Aturan KUR Perumahan Terbit Pekan Depan, Plafon Capai Rp 130 Triliun


Menteri Perumahan dan Kawasan Permukiman Maruarar Sirait menyatakan bahwa aturan mengenai Kredit Usaha Rakyat (KUR) sektor perumahan akan diterbitkan pekan depan. Salah satu poin penting dalam regulasi ini adalah masa tenggang pembayaran cicilan.
"Kami sedang merumuskan siapa saja yang berhak mendapatkan KUR Perumahan agar tepat sasaran dan tidak menimbulkan kredit macet," ujar Maruarar usai rapat koordinasi di Kantor Kementerian Koordinator Bidang Perekonomian, Jumat (25/7).
Pemerintah telah menyetujui plafon KUR Perumahan sebesar Rp 130 triliun yang diperuntukkan bagi kegiatan konstruksi dan pembelian rumah oleh pengembang.
Dalam skema ini, pemerintah akan memberikan subsidi bunga 5% dengan plafon pinjaman hingga Rp 5 miliar untuk pengembang, kontraktor, dan pedagang material bangunan.

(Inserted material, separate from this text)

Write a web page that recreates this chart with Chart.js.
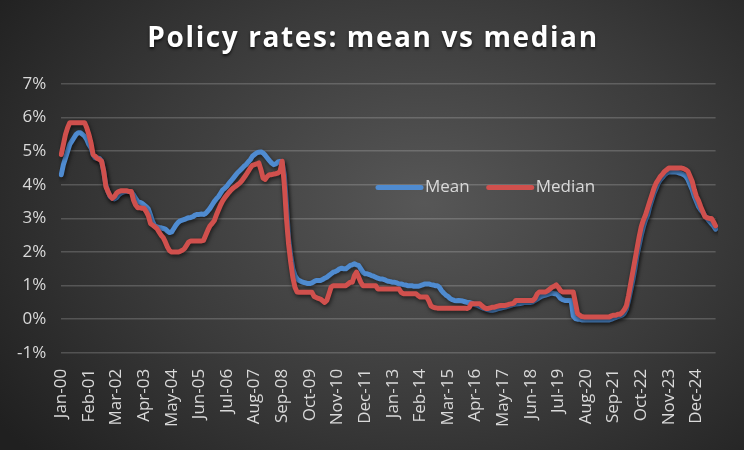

Sementara itu, pelaku UMKM yang membeli, membangun, atau merenovasi rumah akan mendapatkan plafon pinjaman hingga Rp 500 juta, dengan bunga berjenjang antara 6% hingga 9% per tahun untuk tenor maksimal lima tahun.
Dengan suku bunga kredit konstruksi nasional mencapai 7,41% per April 2025, kehadiran subsidi pemerintah ini memungkinkan bunga KUR Perumahan ditekan hingga di bawah 3%.
Rendahanya Tingkat Penyerapan Rumah Subsidi
Meski begitu, Maruarar mengungkapkan tantangan terbesar sektor perumahan saat ini adalah rendahnya tingkat penyerapan rumah subsidi. Dari total kuota 350.000 unit, baru terserap sekitar 135.700 unit atau kurang dari 40%.
Data Badan Pengelola Tabungan Perumahan Rakyat menunjukkan bahwa 76% penerima rumah subsidi merupakan karyawan swasta, dan hampir 25% rumah bersubsidi tersebar di Jawa Barat.
Maruarar menegaskan pihaknya ditugaskan untuk memastikan seluruh kuota rumah subsidi terserap tahun ini. Bahkan, jika diperlukan, pemerintah siap menambah kuota. Namun, dia menekankan bahwa penyerapan menjadi tantangan utama.
"Kuota rumah bersubsidi tahun ini tidak ada masalah. Bahkan, pemerintah siap menambah kuota rumah bersubsidi kalau masih kurang. Namun tantangan kami saat ini adalah soal penyerapan," katanya.
Di luar program subsidi rumah, pemerintah juga menaruh perhatian serius pada perbaikan rumah tidak layak huni (RTLH) yang jumlahnya masih sangat tinggi.
Data Badan Pusat Statistik menunjukkan, hanya 65% keluarga di Indonesia tinggal di rumah layak huni. Sementara sisanya sekitar 26 juta unit masih tergolong RTLH.
Data Badan Pusat Statistik menunjukkan bahwa pada tahun lalu, hanya 65% keluarga di Indonesia yang menempati rumah layak huni. Menanggapi hal ini, Maruarar meningkatkan target program renovasi rumah tidak layak huni dari 38.504 unit pada tahun ini menjadi 2 juta unit pada 2025.
“Bagi saya, prioritas di bidang perumahan ada dua: renovasi 2 juta rumah dan pembangunan 500.000 rumah bersubsidi. Kita harus membuat skala prioritas, karena APBN tidak mungkin menyerap semua aspirasi masyarakat,” ujar Maruarar saat rapat di Gedung DPR, Kamis (10/7).